Task directions:
Begin with the first line below and retype each line exactly through the line containing "var benchSuffix = '+60.3%';". Any pictures are to be left out.

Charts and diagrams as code
- - - - -

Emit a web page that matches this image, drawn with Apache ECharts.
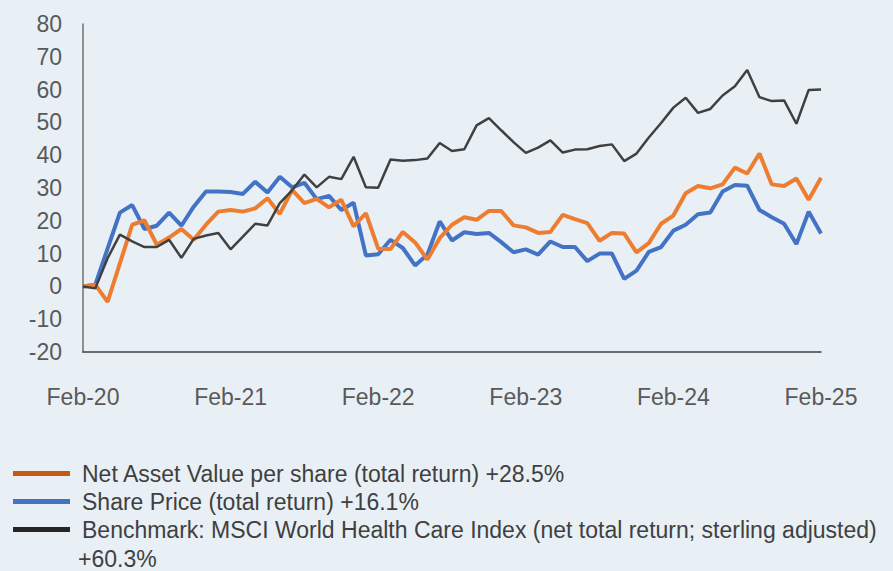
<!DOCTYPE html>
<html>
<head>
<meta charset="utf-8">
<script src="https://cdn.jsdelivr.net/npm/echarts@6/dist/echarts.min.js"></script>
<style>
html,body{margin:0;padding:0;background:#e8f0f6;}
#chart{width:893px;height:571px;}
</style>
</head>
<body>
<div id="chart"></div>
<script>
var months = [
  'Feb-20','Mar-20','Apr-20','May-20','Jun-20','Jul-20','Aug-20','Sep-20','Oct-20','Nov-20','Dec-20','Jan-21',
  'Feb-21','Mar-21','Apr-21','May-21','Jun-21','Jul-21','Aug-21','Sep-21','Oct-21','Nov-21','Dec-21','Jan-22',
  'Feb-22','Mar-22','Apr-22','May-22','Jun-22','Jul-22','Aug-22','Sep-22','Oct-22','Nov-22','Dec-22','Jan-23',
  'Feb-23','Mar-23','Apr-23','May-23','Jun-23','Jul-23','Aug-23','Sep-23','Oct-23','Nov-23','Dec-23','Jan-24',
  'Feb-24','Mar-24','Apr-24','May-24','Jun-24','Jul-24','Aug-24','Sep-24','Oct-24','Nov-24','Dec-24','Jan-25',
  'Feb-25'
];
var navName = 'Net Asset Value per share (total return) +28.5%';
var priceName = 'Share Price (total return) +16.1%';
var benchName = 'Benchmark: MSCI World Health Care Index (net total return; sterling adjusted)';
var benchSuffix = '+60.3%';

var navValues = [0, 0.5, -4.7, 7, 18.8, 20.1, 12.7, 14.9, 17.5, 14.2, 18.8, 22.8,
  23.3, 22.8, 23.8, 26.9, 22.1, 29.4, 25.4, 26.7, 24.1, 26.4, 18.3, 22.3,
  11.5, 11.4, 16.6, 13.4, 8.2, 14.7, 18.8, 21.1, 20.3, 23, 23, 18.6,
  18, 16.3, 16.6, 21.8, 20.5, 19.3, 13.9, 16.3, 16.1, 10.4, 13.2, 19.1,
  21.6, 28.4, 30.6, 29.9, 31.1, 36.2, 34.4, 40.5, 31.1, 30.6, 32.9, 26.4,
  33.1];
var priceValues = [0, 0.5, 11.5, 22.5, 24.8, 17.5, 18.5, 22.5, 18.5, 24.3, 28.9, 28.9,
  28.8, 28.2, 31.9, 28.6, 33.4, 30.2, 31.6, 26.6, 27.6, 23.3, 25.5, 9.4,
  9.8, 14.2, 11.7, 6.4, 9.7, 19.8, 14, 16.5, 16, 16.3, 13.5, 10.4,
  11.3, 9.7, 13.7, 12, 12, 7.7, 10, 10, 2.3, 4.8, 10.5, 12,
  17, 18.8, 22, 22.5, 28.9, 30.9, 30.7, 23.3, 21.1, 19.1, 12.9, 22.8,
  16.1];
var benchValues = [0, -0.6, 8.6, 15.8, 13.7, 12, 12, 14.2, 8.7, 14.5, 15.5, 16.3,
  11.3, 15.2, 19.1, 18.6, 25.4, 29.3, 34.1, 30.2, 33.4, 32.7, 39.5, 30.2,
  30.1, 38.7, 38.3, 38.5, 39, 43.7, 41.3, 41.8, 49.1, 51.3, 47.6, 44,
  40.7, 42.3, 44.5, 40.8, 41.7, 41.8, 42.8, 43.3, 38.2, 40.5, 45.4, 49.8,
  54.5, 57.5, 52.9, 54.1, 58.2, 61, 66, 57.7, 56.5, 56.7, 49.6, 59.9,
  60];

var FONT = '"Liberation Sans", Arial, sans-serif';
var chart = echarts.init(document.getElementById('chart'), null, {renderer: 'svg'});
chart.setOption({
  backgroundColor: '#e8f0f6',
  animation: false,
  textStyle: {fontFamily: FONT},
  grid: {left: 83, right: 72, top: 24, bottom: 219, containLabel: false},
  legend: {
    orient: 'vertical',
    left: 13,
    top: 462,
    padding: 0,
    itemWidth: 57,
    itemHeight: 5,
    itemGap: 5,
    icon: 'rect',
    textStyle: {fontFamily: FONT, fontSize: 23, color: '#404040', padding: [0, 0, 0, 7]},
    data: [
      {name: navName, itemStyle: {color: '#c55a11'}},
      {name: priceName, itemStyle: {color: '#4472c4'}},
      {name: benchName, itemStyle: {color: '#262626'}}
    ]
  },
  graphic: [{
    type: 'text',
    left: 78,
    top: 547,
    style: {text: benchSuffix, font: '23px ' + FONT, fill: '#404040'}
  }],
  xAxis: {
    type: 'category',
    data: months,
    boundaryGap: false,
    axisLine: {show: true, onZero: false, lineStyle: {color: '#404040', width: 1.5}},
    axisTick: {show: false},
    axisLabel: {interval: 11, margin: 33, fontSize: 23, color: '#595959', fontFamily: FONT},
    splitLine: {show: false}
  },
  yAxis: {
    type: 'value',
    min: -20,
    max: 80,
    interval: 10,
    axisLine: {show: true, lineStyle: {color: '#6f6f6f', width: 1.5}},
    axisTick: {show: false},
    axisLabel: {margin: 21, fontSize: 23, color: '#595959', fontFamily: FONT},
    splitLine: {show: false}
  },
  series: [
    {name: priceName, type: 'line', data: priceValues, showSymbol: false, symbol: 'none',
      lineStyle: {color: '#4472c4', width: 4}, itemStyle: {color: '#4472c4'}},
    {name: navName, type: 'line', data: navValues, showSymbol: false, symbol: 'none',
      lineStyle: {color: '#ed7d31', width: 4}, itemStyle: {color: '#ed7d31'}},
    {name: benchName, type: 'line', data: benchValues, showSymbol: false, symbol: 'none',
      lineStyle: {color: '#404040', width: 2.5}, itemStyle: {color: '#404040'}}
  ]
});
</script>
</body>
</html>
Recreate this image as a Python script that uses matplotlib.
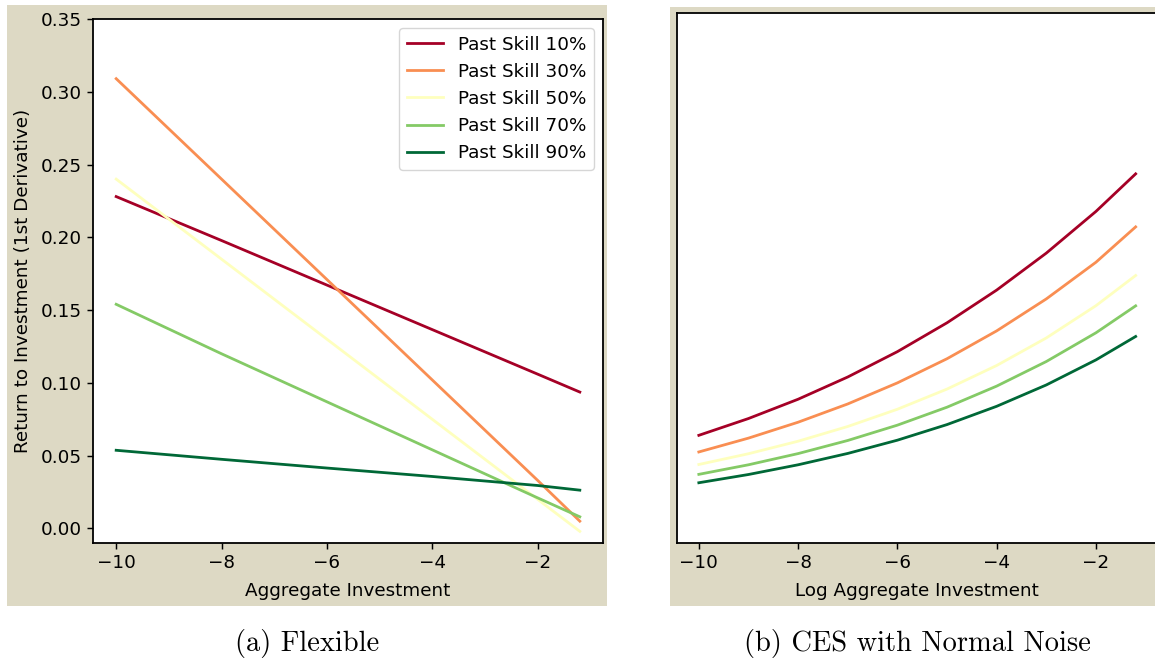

- - - - -

Answer to this problem:
Emit a web page that matches this image, drawn with Apache ECharts.
<!DOCTYPE html>
<html>
<head>
<meta charset="utf-8">
<script src="https://cdn.jsdelivr.net/npm/echarts@6/dist/echarts.min.js"></script>
<style>
html,body{margin:0;padding:0;background:#e8f0f6;}
#chart{width:893px;height:571px;}
</style>
</head>
<body>
<div id="chart"></div>
<script>
var months = [
  'Feb-20','Mar-20','Apr-20','May-20','Jun-20','Jul-20','Aug-20','Sep-20','Oct-20','Nov-20','Dec-20','Jan-21',
  'Feb-21','Mar-21','Apr-21','May-21','Jun-21','Jul-21','Aug-21','Sep-21','Oct-21','Nov-21','Dec-21','Jan-22',
  'Feb-22','Mar-22','Apr-22','May-22','Jun-22','Jul-22','Aug-22','Sep-22','Oct-22','Nov-22','Dec-22','Jan-23',
  'Feb-23','Mar-23','Apr-23','May-23','Jun-23','Jul-23','Aug-23','Sep-23','Oct-23','Nov-23','Dec-23','Jan-24',
  'Feb-24','Mar-24','Apr-24','May-24','Jun-24','Jul-24','Aug-24','Sep-24','Oct-24','Nov-24','Dec-24','Jan-25',
  'Feb-25'
];
var navName = 'Net Asset Value per share (total return) +28.5%';
var priceName = 'Share Price (total return) +16.1%';
var benchName = 'Benchmark: MSCI World Health Care Index (net total return; sterling adjusted)';
var benchSuffix = '+60.3%';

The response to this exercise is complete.